Larry has a very special relationship with Mother’s Day: He was born on this Hallmark Card Holiday on May 9, 1948.
I can only imagine the joy Doris and Ernie felt when their second child, a son, was born. He was a beautiful baby. From what I heard from his mother and still hear from his three sisters, Larry was an easy child: quiet, never got into trouble, spent time either in his room or with his friends on the baseball field. He grew up, went to college in Boston, and completed his master’s degree at Syracuse University.
By the time he finished graduate school, Larry’s parents were more than anxious for him to meet a nice Jewish girl and settle down. After meeting me at the Purim party, Larry kept me under wraps until that May, when he invited me to his house. I had a major strike against me; I had completely forgotten his birthday, which fell on Mother’s Day that year. But Doris let that pass once Larry brought me home. Jewish? Check! Nice family? Check! Single and available? Double check! By the end of June she and Larry’s Bubbie Rose, began to put some pressure on him. So what if we had only been dating for three months?
“So what is your relationship with this person?” Doris asked.
“I guess we’re going steady,” Larry replied.
“Steady, smeady,” huffed Bubbie Rose. “She’s a nice Jewish girl.You don’t go steady. You get married.”
Larry and I dated through the summer, and August, we were already talking marriage. Of course, we didn’t share that with our families, but Doris was still working on it. One day, she showed me her engagement ring. “Whoever marries my son will wear this ring,” she told me. Very subtle!
When his first attempt at proposing to me in Saratoga National Battlefield was thwarted by a bee sting, Larry tossed romance out the window and asked me to marry him on our walk home from Rosh Hashanah services on September 28. We shared the news with my parents over the phone, but we saved our big announcement for his parents at the Yom Kippur Break-the-Fast on October 6, which coincided with Ernie’s birthday.
“I have a special birthday present for you, Dad,” Larry announced over coffee and birthday cake.
“Another ugly tie?” snorted one of his sisters.
“No, I’m giving you a daughter-in-law.”
Everyone started hugging us and yelling “Mazel tov!” Doris was true to her summer promise. She ran into the bedroom, grabbed the engagement ring, and put it on my finger. I am sure I am one of the only people in the world who had her future mother-in-law place an engagement ring on her finger. Again, very subtle!
After that day, Mr. and Mrs. Shapiro became “Mom and Dad.” I was really fortunate in that I now had two sets of parents who loved me deeply. Larry’s parents treated me as well as, if not sometimes better, than their own children. Mom, happy with Larry’s choice, often kiddingly said, “If you two ever get divorced, I get custody of you.” I may not have been able to make a brisket or a bed as well as my mother-in-law, but for the most part, I could do no wrong. When we delivered two grandchildren, it was the icing on the cake.

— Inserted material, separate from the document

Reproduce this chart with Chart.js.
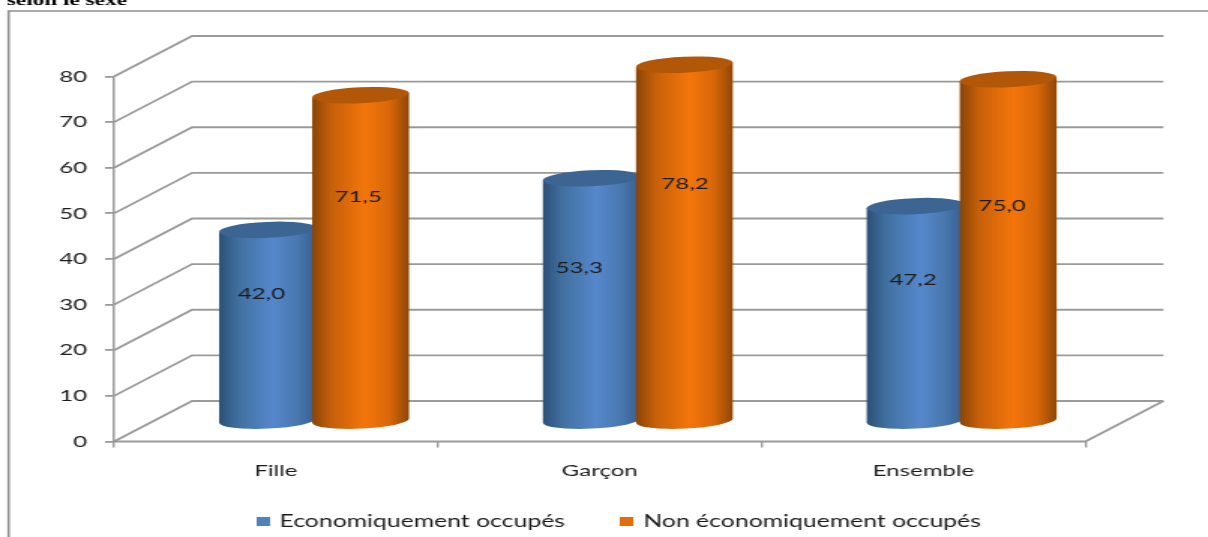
<!DOCTYPE html>
<html><head><meta charset="utf-8">
<style>
html,body{margin:0;padding:0;background:#fff;overflow:hidden;width:1208px;height:537px}
#w{width:805px;height:537px;transform:scaleX(1.5006);transform-origin:0 0}
canvas{filter:blur(0.35px)}
</style>
<script src="https://cdn.jsdelivr.net/npm/chart.js@4/dist/chart.umd.js"></script>
</head><body><div id="w"><canvas id="c" width="805" height="537"></canvas></div>
<script>
const categories = ["Fille", "Garçon", "Ensemble"];
const occupes = [42.0, 53.3, 47.2];
const nonOccupes = [71.5, 78.2, 75.0];
const seriesNames = ["Economiquement occupés", "Non économiquement occupés"];
const seriesColors = ["#4f81bd", "#e46c0a"];
const fontName = "Lato";
const gray = "#9a9a9a";
const depthX = 52, depthY = 40.5, barShiftX = 25.4, barShiftY = 20;
const labelLift = [[31, 32, 34], [61, 59, 44]];
const labelNudge = [[-4, -8, -1.3], [-1.5, 0.5, -4]];
const ramps = [
  {top:"#3c6594", stops:["#2c5079","#41709f","#5588cc","#4a78b0","#375f90"]},
  {top:"#b25607", stops:["#8a4507","#c7600a","#f4760b","#d9670a","#8f4706"]}
];
const fmt = v => v.toFixed(1).replace(".", ",");

const swatches = seriesColors.map(col=>{
  const s = document.createElement("canvas");
  s.width = 9; s.height = 9;
  const x = s.getContext("2d"); x.fillStyle = col; x.fillRect(0,0,9,9);
  return s;
});

function drawCylinders(ch, index){
  const c = ch.ctx, r = ramps[index];
  ch.getDatasetMeta(index).data.forEach(el=>{
    const cx = el.x+barShiftX, hw = el.width/2, top = el.y-barShiftY, bot = el.base-barShiftY;
    const rot = Math.atan(-2.2/hw), rx = hw/Math.cos(rot), tilt = 2.2;
    const g = c.createLinearGradient(cx-hw,0,cx+hw,0);
    [0,.2,.55,.8,1].forEach((s,i)=>g.addColorStop(s,r.stops[i]));
    c.save();
    c.fillStyle = g; c.beginPath();
    c.moveTo(cx-hw,top+tilt); c.lineTo(cx-hw,bot+tilt);
    c.ellipse(cx,bot,rx,8,rot,Math.PI,0,true);
    c.lineTo(cx+hw,top-tilt); c.closePath(); c.fill();
    c.fillStyle = r.top; c.beginPath();
    c.ellipse(cx,top,rx,8,rot,0,Math.PI*2); c.fill();
    c.restore();
  });
}

const cyl = {
  id:"cyl",
  beforeDraw(ch){
    const c = ch.ctx; c.save();
    c.strokeStyle = "#8e8e8e"; c.lineWidth = 1.6;
    c.beginPath(); c.moveTo(1000,11); c.lineTo(5.7,11); c.lineTo(5.7,537); c.stroke();
    c.fillStyle = "#000"; c.font = "bold 15.5px 'Liberation Serif'";
    c.textBaseline = "alphabetic"; c.textAlign = "left";
    c.fillText("selon le sexe", 4.5, 5);
    c.restore();
  },
  beforeDatasetsDraw(ch){
    const c = ch.ctx, y = ch.scales.y, a = ch.chartArea;
    c.save(); c.strokeStyle = gray; c.lineWidth = 1.8;
    y.ticks.forEach(t=>{
      const p = y.getPixelForValue(t.value);
      c.beginPath(); c.moveTo(a.left,p); c.lineTo(a.left+depthX,p-depthY); c.lineTo(a.right+depthX,p-depthY); c.stroke();
    });
    const b = y.getPixelForValue(0);
    c.beginPath(); c.moveTo(a.left,b); c.lineTo(a.right,b); c.lineTo(a.right+depthX,b-depthY); c.stroke();
    c.restore();
    drawCylinders(ch,0);
    drawCylinders(ch,1);
  },
  beforeDatasetDraw(){ return false; },
  afterDatasetsDraw(ch){
    const c = ch.ctx; c.save();
    c.fillStyle = "#1c1c1c"; c.font = "16px "+fontName; c.textAlign = "center"; c.textBaseline = "middle";
    ch.data.datasets.forEach((d,i)=>{
      ch.getDatasetMeta(i).data.forEach((el,j)=>{
        const mid = (el.y+el.base)/2-barShiftY;
        c.fillText(fmt(d.data[j]), el.x+barShiftX+labelNudge[i][j], mid-labelLift[i][j]);
      });
    });
    c.restore();
  },
  afterLayout(ch){
    const l = ch.legend;
    l.left = 0; l.right = 826.7; l.top = 474.4; l.bottom = 537;
  }
};

Chart.defaults.font.family = fontName;
Chart.defaults.font.size = 16;
Chart.defaults.color = "#1c1c1c";

new Chart(document.getElementById("c"),{
  type:"bar",
  data:{labels:categories,datasets:[
    {label:seriesNames[0],data:occupes,backgroundColor:seriesColors[0]},
    {label:seriesNames[1],data:nonOccupes,backgroundColor:seriesColors[1]}
  ]},
  plugins:[cyl],
  options:{
    responsive:false,animation:false,
    devicePixelRatio:1,
    layout:{padding:{left:0,right:81.7,top:76.5,bottom:5.5}},
    datasets:{bar:{categoryPercentage:0.575,barPercentage:1.04}},
    plugins:{
      tooltip:{enabled:false},
      legend:{position:"bottom",maxHeight:40,
        labels:{usePointStyle:true,pointStyleWidth:5,padding:39,font:{size:16.5},color:"#1c1c1c",
          generateLabels(ch){
            return Chart.defaults.plugins.legend.labels.generateLabels(ch)
              .map((it,i)=>({...it,pointStyle:swatches[i]}));
          }}}
    },
    scales:{
      x:{afterFit(s){s.height=50},
        grid:{drawOnChartArea:false,color:gray,tickLength:6,lineWidth:1.4,offset:true},
        border:{display:false},
        ticks:{padding:14,font:{size:16}}},
      y:{min:0,max:80,afterFit(s){s.width=76},
        grid:{drawOnChartArea:false,color:gray,tickLength:6,lineWidth:1.8},
        border:{display:true,color:gray,width:1.5},
        ticks:{stepSize:10,padding:12,font:{size:16}}}
    }
  }
});
</script></body></html>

Throughout their lives, Mom and Dad were wonderful in-laws. They took great joy not only in their children’s accomplishments, but also in the accomplishments of their daughter/sons-in-law. They adored their seven grandchildren and showered all of us with their love and their generosity for many years.
My parents and in-laws hit it off from the first time they met, and they spent many happy times together as dear friends as well as mishpocha. When they both retired, my in-laws purchased a condo a minute’s walk from my parents. Ernie and Bill golfed; Doris and Fran shopped and shared confidences over coffee.
When Mom died during heart surgery in April 1994, we were all devastated. And when Dad followed her a mere eight months later, the grief was overwhelming. Since their passing, so many wonderful events have occurred where they were not there physically but were there in our hearts. At so many occasions—bar and bat mitzvahs, graduations, weddings, the birth of their great-grandchildren—at least one of the children or grandchildren have said, “Mom and Dad would have been so proud!”
A few years before Mom passed away, I gave her a framed poem entitled “My Other Mother.” The first lines read, “You are the mother I received/the day I wed your son/And I want to say/Thank you Mom for the loving things you’ve done.” She kept it on the wall in her bedroom. When she passed away, I took the poem and hung it in our bedroom, next to our wedding picture. So on this Mother’s Day, I want to tip my hat to my two moms, the one I received at birth and the one I was given through marriage.